If the 80s and 90s were a boom, the market this time is more like an atomic blast.

"This time we have the indulgent consumer coming in in droves," Gunter said. "With this new craze we see most of stores going self-serve and that gives a lot more flavors than the first boom."

"The volume in this boom is a lot higher per store than last time."

"What makes it really attractive this time is when you go into the yogurt shop the consumer has all the control," Gunter said. "They can make whatever they want."

He adds that the health and wellness aspect of frozen yogurt also can't be over looked, especially when the nation's obesity epidemic has become such a large part of the national discussion.

Frozen yogurt typically has less fat than traditional ice cream and though there is plenty of candy, chocolate syrup, fudge and other fatty and sugary options to add into a cup of frozen yogurt, the shops that serve it also offer healthier alternatives including fresh fruit and nuts.

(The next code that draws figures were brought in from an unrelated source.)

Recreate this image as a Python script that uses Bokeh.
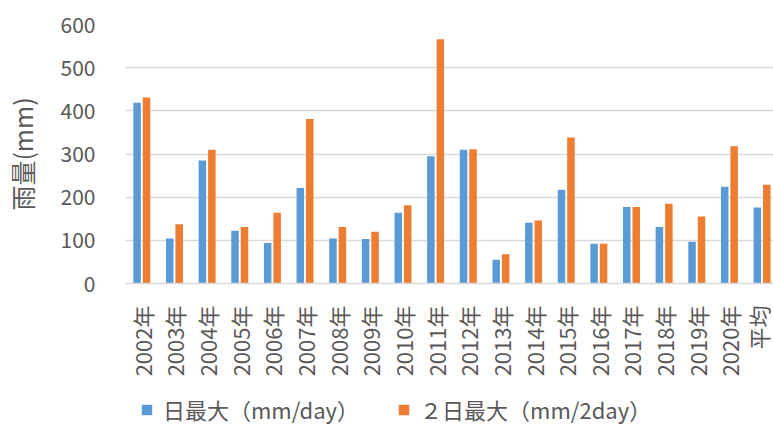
from bokeh.plotting import figure
from bokeh.models import ColumnDataSource, Range1d, FixedTicker, Legend, LegendItem
from bokeh.layouts import column
from bokeh.transform import dodge
from bokeh.embed import file_html
from bokeh.resources import INLINE
import math

# Annual maximum rainfall (mm)
years = ["2002年", "2003年", "2004年", "2005年", "2006年", "2007年", "2008年",
         "2009年", "2010年", "2011年", "2012年", "2013年", "2014年", "2015年",
         "2016年", "2017年", "2018年", "2019年", "2020年", "平均"]
daily_max = [419, 104, 285, 122, 94, 221, 104, 103, 164, 295, 310, 55, 141, 217,
             92, 177, 131, 97, 224, 176]
two_day_max = [431, 137, 310, 131, 164, 381, 131, 120, 181, 566, 311, 68, 146, 338,
               92, 177, 185, 155, 318, 229]
y_ticks = [0, 100, 200, 300, 400, 500, 600]
series_names = ["日最大（mm/day）", "２日最大（mm/2day）"]

FONT = "Noto Sans CJK JP"
TEXT = "#595959"
GRID = "#d9d9d9"
BLUE = "#5B9BD5"
ORANGE = "#ED7D31"

idx = list(range(len(years)))
src = ColumnDataSource(data=dict(i=idx, d1=daily_max, d2=two_day_max))

# the plot area runs slightly past the right edge of the page
p = figure(x_range=Range1d(-0.5, len(years) - 0.65), y_range=(0, 600),
           width=773, height=385, output_backend="svg", toolbar_location=None,
           min_border_left=120, min_border_right=0, min_border_top=24,
           min_border_bottom=102)
p.outline_line_color = None
p.background_fill_color = "white"
p.border_fill_color = "white"

p.vbar(x=dodge("i", -0.145), top="d1", width=0.23,
       source=src, fill_color=BLUE, line_color=None)
p.vbar(x=dodge("i", 0.145), top="d2", width=0.23,
       source=src, fill_color=ORANGE, line_color=None)

# grid and axes
p.xgrid.grid_line_color = None
p.ygrid.grid_line_color = GRID
p.ygrid.grid_line_width = 1.5
p.yaxis.ticker = y_ticks
p.yaxis.axis_line_color = None
p.yaxis.major_tick_line_color = None
p.yaxis.minor_tick_line_color = None
p.yaxis.major_label_standoff = 24
p.yaxis.major_label_text_font = FONT
p.yaxis.major_label_text_font_size = "21px"
p.yaxis.major_label_text_color = TEXT
p.yaxis.axis_label = "雨量(mm)"
p.yaxis.axis_label_text_font = FONT
p.yaxis.axis_label_text_font_size = "25px"
p.yaxis.axis_label_text_font_style = "normal"
p.yaxis.axis_label_text_color = TEXT
p.yaxis.axis_label_standoff = 18

p.xaxis.ticker = FixedTicker(ticks=idx, minor_ticks=[])
p.xaxis.major_label_overrides = {i: y for i, y in zip(idx, years)}
p.xaxis.axis_line_color = GRID
p.xaxis.axis_line_width = 1.5
p.xaxis.major_tick_line_color = None
p.xaxis.minor_tick_line_color = None
p.xaxis.major_label_orientation = math.pi / 2
p.xaxis.major_label_standoff = 16
p.xaxis.major_label_text_font = FONT
p.xaxis.major_label_text_font_size = "22px"
p.xaxis.major_label_text_color = TEXT

# legend strip under the chart; its key renderers sit outside the visible range
lg = figure(width=773, height=40, x_range=(0, 1), y_range=(0, 1),
            output_backend="svg", toolbar_location=None,
            x_axis_location=None, y_axis_location=None,
            min_border=0, outline_line_color=None)
lg.grid.grid_line_color = None
key_src = ColumnDataSource(data=dict(x=[-5], top=[-5]))
k1 = lg.vbar(x="x", top="top", width=0.1, source=key_src,
             fill_color=BLUE, line_color=None)
k2 = lg.vbar(x="x", top="top", width=0.1, source=key_src,
             fill_color=ORANGE, line_color=None)
legend = Legend(items=[LegendItem(label=series_names[0], renderers=[k1]),
                       LegendItem(label=series_names[1], renderers=[k2])],
                orientation="horizontal", location=(15, 0),
                glyph_width=13, glyph_height=13, label_standoff=10, spacing=38,
                padding=0, margin=0, border_line_color=None,
                background_fill_alpha=0,
                label_text_font=FONT, label_text_font_size="22px",
                label_text_color=TEXT)
lg.add_layout(legend, "center")

open("out.html", "w").write(file_html(column(p, lg, spacing=0), INLINE))
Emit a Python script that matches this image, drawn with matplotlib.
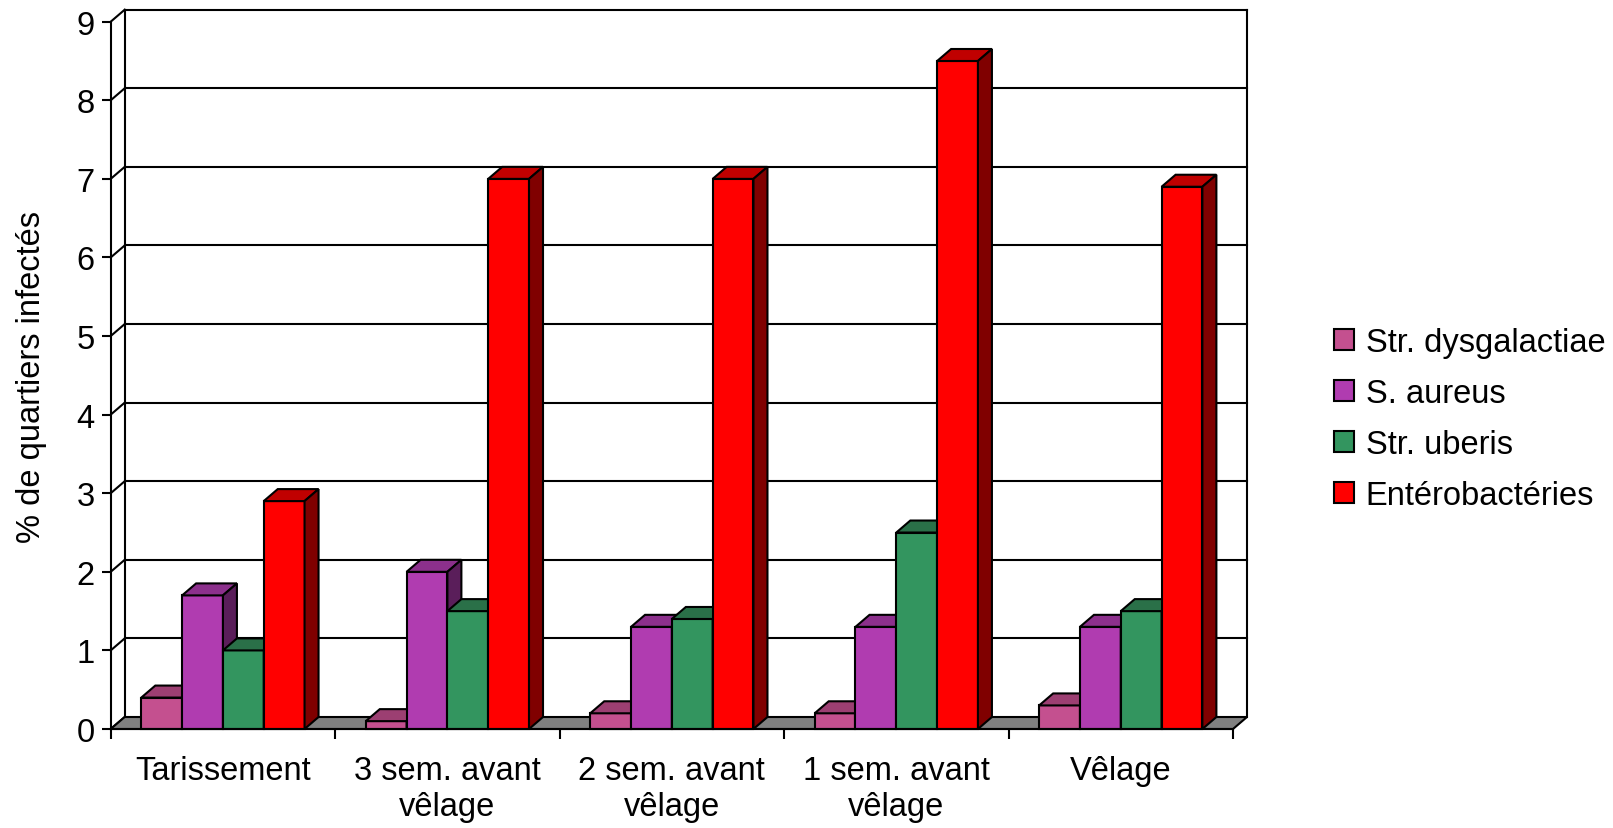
import matplotlib.pyplot as plt
from matplotlib.patches import Polygon, Patch
import numpy as np

plt.rcParams['font.family'] = ['Liberation Sans', 'DejaVu Sans']

categories = ['Tarissement', '3 sem. avant\nvêlage', '2 sem. avant\nvêlage',
              '1 sem. avant\nvêlage', 'Vêlage']
series = ['Str. dysgalactiae', 'S. aureus', 'Str. uberis', 'Entérobactéries']
dysgalactiae = [0.4, 0.1, 0.2, 0.2, 0.3]
aureus = [1.7, 2.0, 1.3, 1.3, 1.3]
uberis = [1.0, 1.5, 1.4, 2.5, 1.5]
entero = [2.9, 7.0, 7.0, 8.5, 6.9]
values = [dysgalactiae, aureus, uberis, entero]

# front / top / side colours
front = ['#C4508F', '#B03CB0', '#33955F', '#FF0000']
top = ['#9C3F72', '#8C308C', '#2A7048', '#C00000']
side = ['#62284A', '#5A1E5A', '#1A4D33', '#800000']

W, H = 1613, 829
fig = plt.figure(figsize=(W/100, H/100), dpi=100)
x0, x1, y0, y1 = 110.7, 1233.0, 730.0, 22.7
ax = fig.add_axes([x0/W, 1-y0/H, (x1-x0)/W, (y0-y1)/H])
ax.set_xlim(0, 5)
ax.set_ylim(0, 9)

# depth offset in data units
dx = 14.0 / ((x1-x0)/5)
dy = 12.0 / ((y0-y1)/9)
lw = 1.5

# walls and gridlines
for v in range(10):
    ax.plot([0, dx], [v, v+dy], color='black', lw=lw, clip_on=False, zorder=1)
    if v > 0:
        ax.plot([dx, 5+dx], [v+dy, v+dy], color='black', lw=lw, clip_on=False, zorder=1)
ax.plot([dx, dx], [dy, 9+dy], color='black', lw=lw, clip_on=False, zorder=1)
ax.plot([5+dx, 5+dx], [dy, 9+dy], color='black', lw=lw, clip_on=False, zorder=1)

# floor
floor = Polygon([(0, 0), (5, 0), (5+dx, dy), (dx, dy)], closed=True,
                facecolor='#808080', edgecolor='black', lw=lw, clip_on=False, zorder=2)
ax.add_patch(floor)

# bars
w = 1/(4+1.5)
for i in range(len(categories)):
    for j in range(len(series)):
        v = values[j][i]
        bx = i + 0.75*w + j*w
        fr = Polygon([(bx, 0), (bx+w, 0), (bx+w, v), (bx, v)], closed=True,
                     facecolor=front[j], edgecolor='black', lw=lw, clip_on=False, zorder=3)
        tp = Polygon([(bx, v), (bx+w, v), (bx+w+dx, v+dy), (bx+dx, v+dy)], closed=True,
                     facecolor=top[j], edgecolor='black', lw=lw, clip_on=False, zorder=3)
        sd = Polygon([(bx+w, 0), (bx+w+dx, dy), (bx+w+dx, v+dy), (bx+w, v)], closed=True,
                     facecolor=side[j], edgecolor='black', lw=lw, clip_on=False, zorder=3)
        ax.add_patch(fr)
        ax.add_patch(tp)
        ax.add_patch(sd)

# axes
for s in ['top', 'right']:
    ax.spines[s].set_visible(False)
for s in ['left', 'bottom']:
    ax.spines[s].set_linewidth(lw)
    ax.spines[s].set_zorder(4)
ax.set_yticks(range(10))
ax.tick_params(axis='y', length=6.5, width=lw, labelsize=23.5, pad=5)
ax.set_xticks(range(6))
ax.set_xticklabels([])
ax.tick_params(axis='x', which='major', length=7, width=lw)
ax.set_xticks(np.arange(5)+0.5, minor=True)
ax.set_xticklabels(categories, minor=True, fontsize=23.5, linespacing=1.2)
ax.tick_params(axis='x', which='minor', length=0, pad=19)

fig.text(32/W, 1-377/H, '% de quartiers infectés', rotation=90,
         ha='center', va='center', fontsize=23.5)

handles = [Patch(facecolor=front[j], edgecolor='black', lw=lw) for j in range(4)]
fig.legend(handles, series, loc='center left', bbox_to_anchor=(1334/W, 1-420/H),
           frameon=False, fontsize=23.5, handlelength=0.62, handleheight=0.62,
           handletextpad=0.35, labelspacing=0.62, borderpad=0, borderaxespad=0)

plt.savefig('out.png', dpi=100)
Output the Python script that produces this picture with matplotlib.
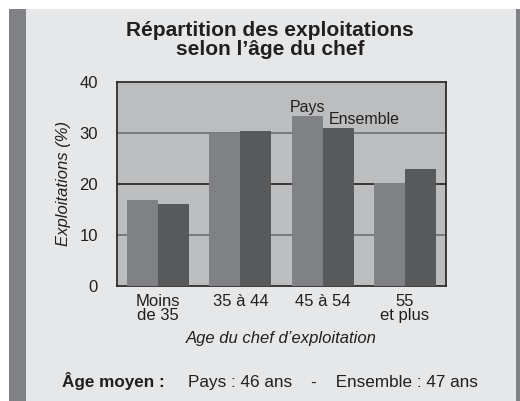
import matplotlib
matplotlib.use("Agg")
import matplotlib.pyplot as plt
from matplotlib.patches import Rectangle
import numpy as np

plt.rcParams['font.family'] = ['Liberation Sans', 'DejaVu Sans']

categories = ["Moins\nde 35", "35 à 44", "45 à 54", "55\net plus"]
pays = [16.9, 30.0, 33.2, 20.2]
ensemble = [16.0, 30.4, 30.9, 23.0]
yticks = [0, 10, 20, 30, 40]

W, H = 520, 401
fig = plt.figure(figsize=(W / 100, H / 100), dpi=100, facecolor="white")

def px_rect(x0, y0, x1, y1, color):
    fig.patches.append(Rectangle((x0 / W, 1 - y1 / H), (x1 - x0) / W, (y1 - y0) / H,
                                 transform=fig.transFigure, facecolor=color,
                                 edgecolor="none", zorder=-5))

px_rect(9, 9, 26, 401, "#808184")
px_rect(26, 9, 516, 401, "#e6e7e8")
px_rect(516, 9, 520, 401, "#808184")

ax = fig.add_axes([117.3 / W, (H - 286) / H, (445.7 - 117.3) / W, (286 - 81.7) / H])
ax.set_zorder(1)
ax.set_facecolor("#bcbdbf")
x = np.arange(len(categories))
bw = 0.378
ax.bar(x - bw / 2, pays, bw, color="#808184", zorder=3)
ax.bar(x + bw / 2, ensemble, bw, color="#58595b", zorder=3)
ax.set_xlim(-0.5, len(categories) - 0.5)
ax.set_ylim(0, 40)
ax.set_yticks(yticks)
ax.set_xticks(x)
ax.set_xticklabels(categories, fontsize=12, color="#231f20", linespacing=0.85)
ax.tick_params(axis="y", length=0, pad=14, labelsize=12, labelcolor="#231f20")
ax.tick_params(axis="x", length=0, pad=6)
for v, c in [(10, "#6d6e71"), (20, "#231f20"), (30, "#6d6e71")]:
    ax.axhline(v, color=c, lw=1.2, zorder=1)
for s in ax.spines.values():
    s.set_color("#231f20")
    s.set_linewidth(1.2)
ax.set_ylabel("Exploitations (%)", fontstyle="italic", fontsize=12, color="#231f20", labelpad=6)
ax.set_xlabel("Age du chef d’exploitation", fontstyle="italic", fontsize=12, color="#231f20", labelpad=6)

ax.text(2 - bw / 2, 34.1, "Pays", ha="center", va="baseline", fontsize=11.5, color="#231f20", zorder=4)
ax.text(2.505, 31.8, "Ensemble", ha="center", va="baseline", fontsize=11.5, color="#231f20", zorder=4)

fig.text(270 / W, 1 - 36 / H, "Répartition des exploitations",
         ha="center", va="baseline", fontsize=15, fontweight="bold", color="#231f20")
fig.text(270 / W, 1 - 55 / H, "selon l’âge du chef",
         ha="center", va="baseline", fontsize=15, fontweight="bold", color="#231f20")
fig.text(62 / W, 1 - 387 / H, "Âge moyen :", ha="left", va="baseline", fontsize=12.3,
         fontweight="bold", color="#231f20")
fig.text(188 / W, 1 - 387 / H, "Pays : 46 ans    -    Ensemble : 47 ans", ha="left",
         va="baseline", fontsize=12.3, color="#231f20")

fig.savefig("out.png", dpi=100, facecolor="white")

Gunter said after the first frozen yogurt craze fizzled he expected it to come back, he just wasn't sure when that would happen or how big it would be.

"I think frozen yogurt has a while to go yet this time," Gunter added.

But even when the craze eventually fades, and he expects it will eventually, he sees a bright future for the frozen yogurt shops.

"They have so many machines now, I can easily see them converting some of them to serve soft serve ice cream, frozen custards and other indulgent treats in the future," he said.